| Work to complete |
For this exercise, repeat all of the material verbatim apart from its images.

| Dataset content |
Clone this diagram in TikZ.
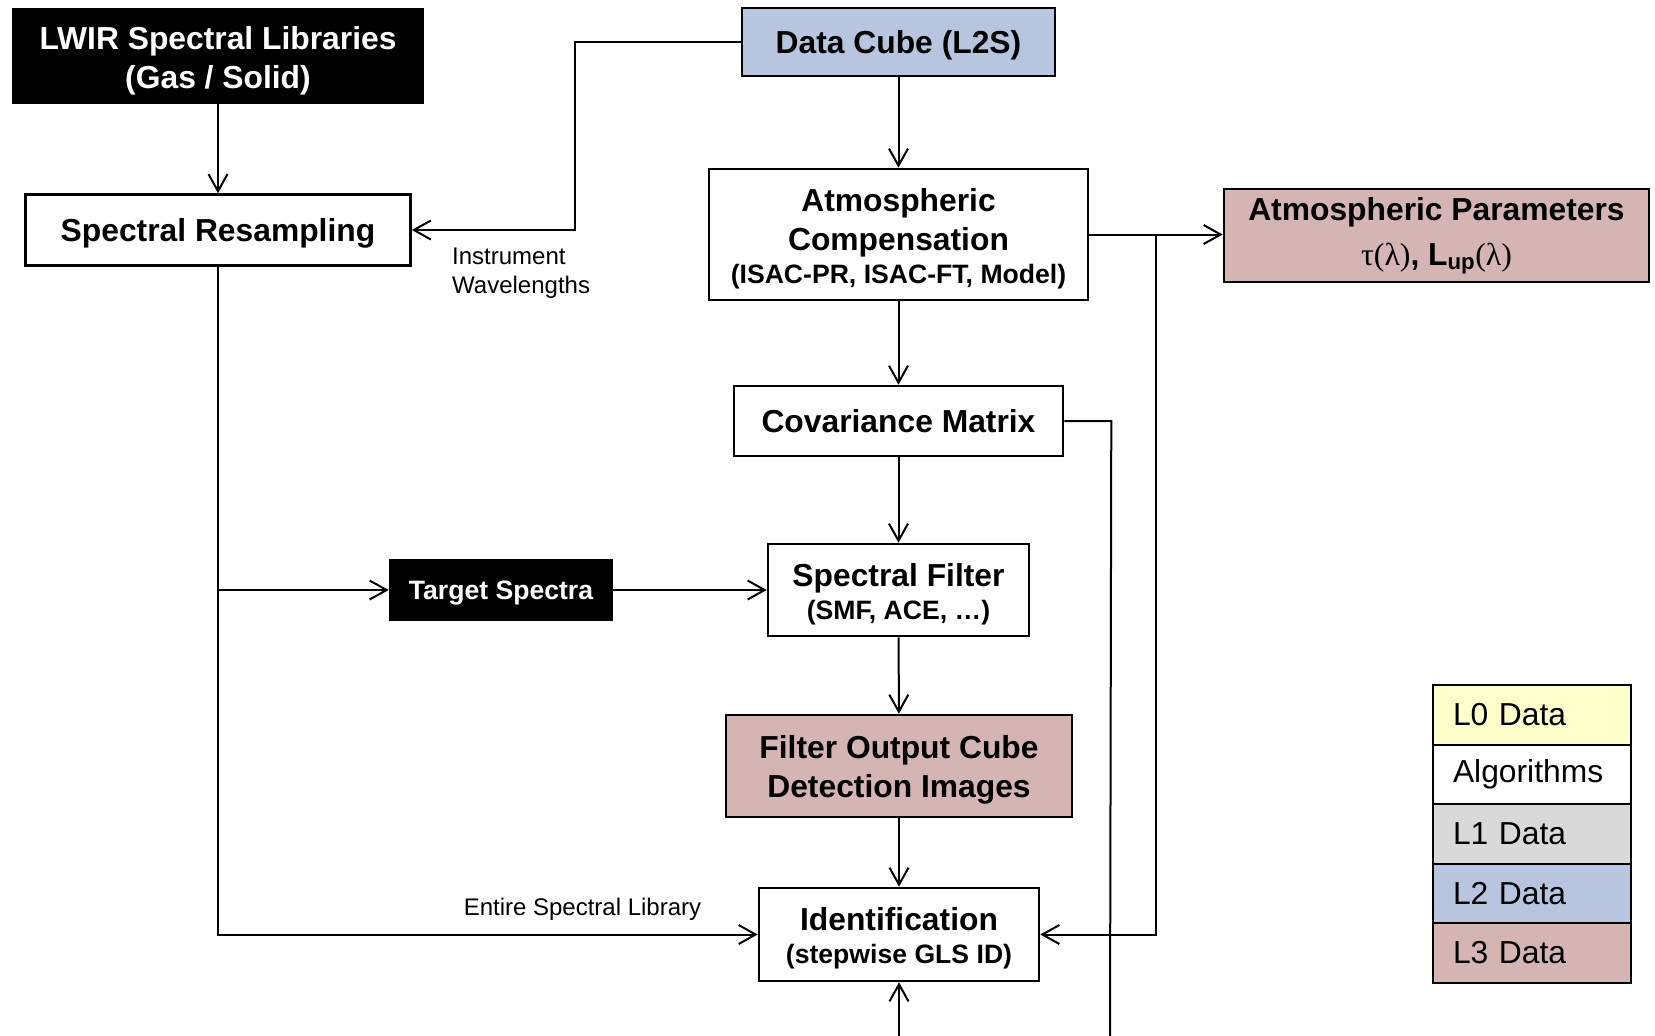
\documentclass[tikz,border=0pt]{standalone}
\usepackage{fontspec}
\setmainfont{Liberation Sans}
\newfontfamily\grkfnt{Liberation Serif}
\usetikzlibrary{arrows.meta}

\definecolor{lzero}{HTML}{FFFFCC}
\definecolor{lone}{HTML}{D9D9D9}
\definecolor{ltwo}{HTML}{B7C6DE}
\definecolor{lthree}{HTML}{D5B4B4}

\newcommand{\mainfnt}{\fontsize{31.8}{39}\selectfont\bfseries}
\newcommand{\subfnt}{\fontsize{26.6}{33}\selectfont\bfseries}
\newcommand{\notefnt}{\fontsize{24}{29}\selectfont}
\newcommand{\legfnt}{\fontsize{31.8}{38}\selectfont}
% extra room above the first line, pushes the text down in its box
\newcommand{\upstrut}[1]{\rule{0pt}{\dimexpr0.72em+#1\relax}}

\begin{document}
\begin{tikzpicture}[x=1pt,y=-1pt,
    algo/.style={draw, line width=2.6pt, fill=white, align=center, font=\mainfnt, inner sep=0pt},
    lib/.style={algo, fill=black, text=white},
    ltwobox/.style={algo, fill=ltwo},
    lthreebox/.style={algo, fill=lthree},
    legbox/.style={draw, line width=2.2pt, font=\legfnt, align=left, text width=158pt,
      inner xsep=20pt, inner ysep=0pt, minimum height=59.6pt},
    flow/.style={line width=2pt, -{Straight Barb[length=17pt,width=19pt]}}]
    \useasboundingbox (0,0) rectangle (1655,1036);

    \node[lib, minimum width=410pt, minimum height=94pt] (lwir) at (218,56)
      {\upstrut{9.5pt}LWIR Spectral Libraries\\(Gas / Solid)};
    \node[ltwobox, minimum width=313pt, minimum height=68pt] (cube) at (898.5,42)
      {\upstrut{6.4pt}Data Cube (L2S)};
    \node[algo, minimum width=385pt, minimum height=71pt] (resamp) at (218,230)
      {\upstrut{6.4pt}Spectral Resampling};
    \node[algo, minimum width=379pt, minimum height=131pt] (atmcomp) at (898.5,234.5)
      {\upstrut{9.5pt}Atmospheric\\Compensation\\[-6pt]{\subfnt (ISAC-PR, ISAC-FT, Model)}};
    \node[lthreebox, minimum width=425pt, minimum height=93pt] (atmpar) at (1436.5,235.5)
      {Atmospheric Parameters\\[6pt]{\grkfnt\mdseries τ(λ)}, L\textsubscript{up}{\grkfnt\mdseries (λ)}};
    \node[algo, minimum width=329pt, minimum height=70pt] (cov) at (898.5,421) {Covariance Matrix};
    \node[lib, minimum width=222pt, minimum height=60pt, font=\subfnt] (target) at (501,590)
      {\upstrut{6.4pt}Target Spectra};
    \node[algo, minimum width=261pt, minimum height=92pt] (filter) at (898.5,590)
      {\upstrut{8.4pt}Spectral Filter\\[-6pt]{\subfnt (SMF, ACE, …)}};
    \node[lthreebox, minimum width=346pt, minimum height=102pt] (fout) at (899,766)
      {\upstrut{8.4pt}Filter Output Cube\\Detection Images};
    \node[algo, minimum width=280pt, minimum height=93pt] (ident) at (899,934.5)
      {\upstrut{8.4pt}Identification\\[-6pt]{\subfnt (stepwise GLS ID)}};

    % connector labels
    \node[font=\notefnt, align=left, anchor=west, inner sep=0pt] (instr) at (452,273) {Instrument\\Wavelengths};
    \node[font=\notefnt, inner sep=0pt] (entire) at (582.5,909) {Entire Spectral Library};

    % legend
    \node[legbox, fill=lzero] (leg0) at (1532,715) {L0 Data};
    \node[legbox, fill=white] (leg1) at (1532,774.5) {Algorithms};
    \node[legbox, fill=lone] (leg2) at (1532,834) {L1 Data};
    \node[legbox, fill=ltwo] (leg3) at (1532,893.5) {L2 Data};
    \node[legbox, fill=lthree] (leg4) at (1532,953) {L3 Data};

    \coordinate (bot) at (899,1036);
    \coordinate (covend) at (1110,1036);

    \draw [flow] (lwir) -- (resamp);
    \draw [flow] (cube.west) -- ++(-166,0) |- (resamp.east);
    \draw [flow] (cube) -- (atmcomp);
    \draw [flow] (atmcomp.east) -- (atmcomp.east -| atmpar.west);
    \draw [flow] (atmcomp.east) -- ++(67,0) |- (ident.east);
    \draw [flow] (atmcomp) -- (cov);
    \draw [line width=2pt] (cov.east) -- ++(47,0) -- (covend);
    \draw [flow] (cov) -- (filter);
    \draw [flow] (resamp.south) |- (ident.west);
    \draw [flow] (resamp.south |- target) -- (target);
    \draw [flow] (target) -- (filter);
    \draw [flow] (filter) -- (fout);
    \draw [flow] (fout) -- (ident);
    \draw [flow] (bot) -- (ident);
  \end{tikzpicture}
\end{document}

| Answer to this task |
Clone this diagram in TikZ.
\documentclass[tikz,border=0pt]{standalone}
\usepackage{fontspec}
\setmainfont{Liberation Sans}
\newfontfamily\grkfnt{Liberation Serif}
\usetikzlibrary{arrows.meta}

\definecolor{lzero}{HTML}{FFFFCC}
\definecolor{lone}{HTML}{D9D9D9}
\definecolor{ltwo}{HTML}{B7C6DE}
\definecolor{lthree}{HTML}{D5B4B4}

\newcommand{\mainfnt}{\fontsize{31.8}{39}\selectfont\bfseries}
\newcommand{\subfnt}{\fontsize{26.6}{33}\selectfont\bfseries}
\newcommand{\notefnt}{\fontsize{24}{29}\selectfont}
\newcommand{\legfnt}{\fontsize{31.8}{38}\selectfont}
% extra room above the first line, pushes the text down in its box
\newcommand{\upstrut}[1]{\rule{0pt}{\dimexpr0.72em+#1\relax}}

\begin{document}
\begin{tikzpicture}[x=1pt,y=-1pt,
    algo/.style={draw, line width=2.6pt, fill=white, align=center, font=\mainfnt, inner sep=0pt},
    lib/.style={algo, fill=black, text=white},
    ltwobox/.style={algo, fill=ltwo},
    lthreebox/.style={algo, fill=lthree},
    legbox/.style={draw, line width=2.2pt, font=\legfnt, align=left, text width=158pt,
      inner xsep=20pt, inner ysep=0pt, minimum height=59.6pt},
    flow/.style={line width=2pt, -{Straight Barb[length=17pt,width=19pt]}}]
    \useasboundingbox (0,0) rectangle (1655,1036);

    \node[lib, minimum width=410pt, minimum height=94pt] (lwir) at (218,56)
      {\upstrut{9.5pt}LWIR Spectral Libraries\\(Gas / Solid)};
    \node[ltwobox, minimum width=313pt, minimum height=68pt] (cube) at (898.5,42)
      {\upstrut{6.4pt}Data Cube (L2S)};
    \node[algo, minimum width=385pt, minimum height=71pt] (resamp) at (218,230)
      {\upstrut{6.4pt}Spectral Resampling};
    \node[algo, minimum width=379pt, minimum height=131pt] (atmcomp) at (898.5,234.5)
      {\upstrut{9.5pt}Atmospheric\\Compensation\\[-6pt]{\subfnt (ISAC-PR, ISAC-FT, Model)}};
    \node[lthreebox, minimum width=425pt, minimum height=93pt] (atmpar) at (1436.5,235.5)
      {Atmospheric Parameters\\[6pt]{\grkfnt\mdseries τ(λ)}, L\textsubscript{up}{\grkfnt\mdseries (λ)}};
    \node[algo, minimum width=329pt, minimum height=70pt] (cov) at (898.5,421) {Covariance Matrix};
    \node[lib, minimum width=222pt, minimum height=60pt, font=\subfnt] (target) at (501,590)
      {\upstrut{6.4pt}Target Spectra};
    \node[algo, minimum width=261pt, minimum height=92pt] (filter) at (898.5,590)
      {\upstrut{8.4pt}Spectral Filter\\[-6pt]{\subfnt (SMF, ACE, …)}};
    \node[lthreebox, minimum width=346pt, minimum height=102pt] (fout) at (899,766)
      {\upstrut{8.4pt}Filter Output Cube\\Detection Images};
    \node[algo, minimum width=280pt, minimum height=93pt] (ident) at (899,934.5)
      {\upstrut{8.4pt}Identification\\[-6pt]{\subfnt (stepwise GLS ID)}};

    % connector labels
    \node[font=\notefnt, align=left, anchor=west, inner sep=0pt] (instr) at (452,273) {Instrument\\Wavelengths};
    \node[font=\notefnt, inner sep=0pt] (entire) at (582.5,909) {Entire Spectral Library};

    % legend
    \node[legbox, fill=lzero] (leg0) at (1532,715) {L0 Data};
    \node[legbox, fill=white] (leg1) at (1532,774.5) {Algorithms};
    \node[legbox, fill=lone] (leg2) at (1532,834) {L1 Data};
    \node[legbox, fill=ltwo] (leg3) at (1532,893.5) {L2 Data};
    \node[legbox, fill=lthree] (leg4) at (1532,953) {L3 Data};

    \coordinate (bot) at (899,1036);
    \coordinate (covend) at (1110,1036);

    \draw [flow] (lwir) -- (resamp);
    \draw [flow] (cube.west) -- ++(-166,0) |- (resamp.east);
    \draw [flow] (cube) -- (atmcomp);
    \draw [flow] (atmcomp.east) -- (atmcomp.east -| atmpar.west);
    \draw [flow] (atmcomp.east) -- ++(67,0) |- (ident.east);
    \draw [flow] (atmcomp) -- (cov);
    \draw [line width=2pt] (cov.east) -- ++(47,0) -- (covend);
    \draw [flow] (cov) -- (filter);
    \draw [flow] (resamp.south) |- (ident.west);
    \draw [flow] (resamp.south |- target) -- (target);
    \draw [flow] (target) -- (filter);
    \draw [flow] (filter) -- (fout);
    \draw [flow] (fout) -- (ident);
    \draw [flow] (bot) -- (ident);
  \end{tikzpicture}
\end{document}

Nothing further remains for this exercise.